Ag and ethanol groups ask Biden for help at home and overseas

The ethanol industry, which says it has lost $3.8 billion in sales since March due to the pandemic, is increasingly looking to the Biden administration for relief at the same time that farm groups want the new president to resolve the trade war with China. But a Purdue University professor said it was unlikely President Biden, when he takes office on Jan. 20, would immediately undertake broad-scale trade reform, pointing out that “he has other priorities that take precedence.”

Corn ethanol production is down 2 billion gallons this year because of the economic slowdown that accompanied the pandemic and reduced gasoline consumption, said the Renewable Fuels Association on Wednesday. Geoff Cooper, the RFA’s chief executive, said Congress is shying away from targeted aid, but that the USDA could provide the money if Congress provides a new tranche of cash for agricultural assistance.

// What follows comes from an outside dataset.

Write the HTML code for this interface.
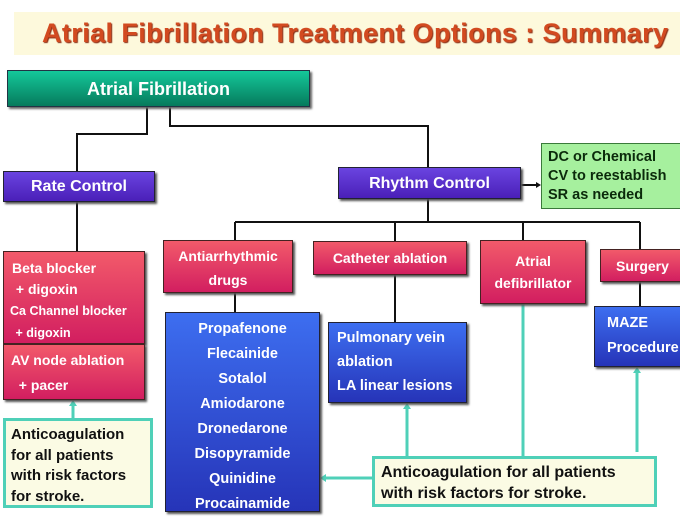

Tom Vilsack, the Biden nominee for agriculture secretary, was likely “to take a more inclusive approach” toward ethanol than the Trump administration, said Cooper. Direct payments to ethanol makers would be the most efficient approach, he said. Cooper said the Trump administration, weeks late in proposing the Renewable Fuel Standard for 2021, should leave the job for Biden officials, and he renewed a call for the EPA to deny “hardship” exemptions to small refineries from complying with the RFS.

A dozen farm and export groups urged Biden to adopt an aggressive free trade agenda, headlined by the removal of U.S. tariffs on allies and resolution of the trade war with China. U.S. farm exports, the source of 20 percent of farm revenue, slumped during the dispute, but prospects are brighter this year, with China forecast to return to its role as the sector’s No. 1 customer.

In a policy paper, the groups also advocated for the modernization of roads, bridges, rail lines, waterways, and ports and an accelerated build-out of rural broadband. They encouraged the increased domestic use of ethanol and the removal of trade barriers to ethanol exports.

“Trade uncertainties, retaliatory tariffs, low commodity prices, supply chain disruptions, extreme weather, and the Covid-19 pandemic have hurt many food and agriculture producers in the United States and have pushed businesses and farm families to the brink,” said the policy paper. “Much of this harm can be traced to disruptions in our export markets.”

In a letter to president-elect Biden, the National Association of Wheat Growers asked for the removal of tariffs and trade barriers that impede wheat exports to Europe and China. It also supported a $1 billion appropriation for international food aid to alleviate hunger caused by the pandemic.

Russell Hillberry, a professor of agricultural economics, wrote in the quarterly Purdue Agricultural Economics Report that although Biden “should be expected to reverse many of President Trump’s policies over the course of his administration, it is unlikely he will undertake the whole of this task immediately. He has other priorities that will take precedence over trade policy.”

On China, Biden may use the Trump tariffs as leverage in negotiations over issues such as intellectual property rights that were at the root of the trade war, said Hillberry. “The key change in this regard might be that a President Biden will be less focused than President Trump was on using this leverage to increase sales of agricultural products.”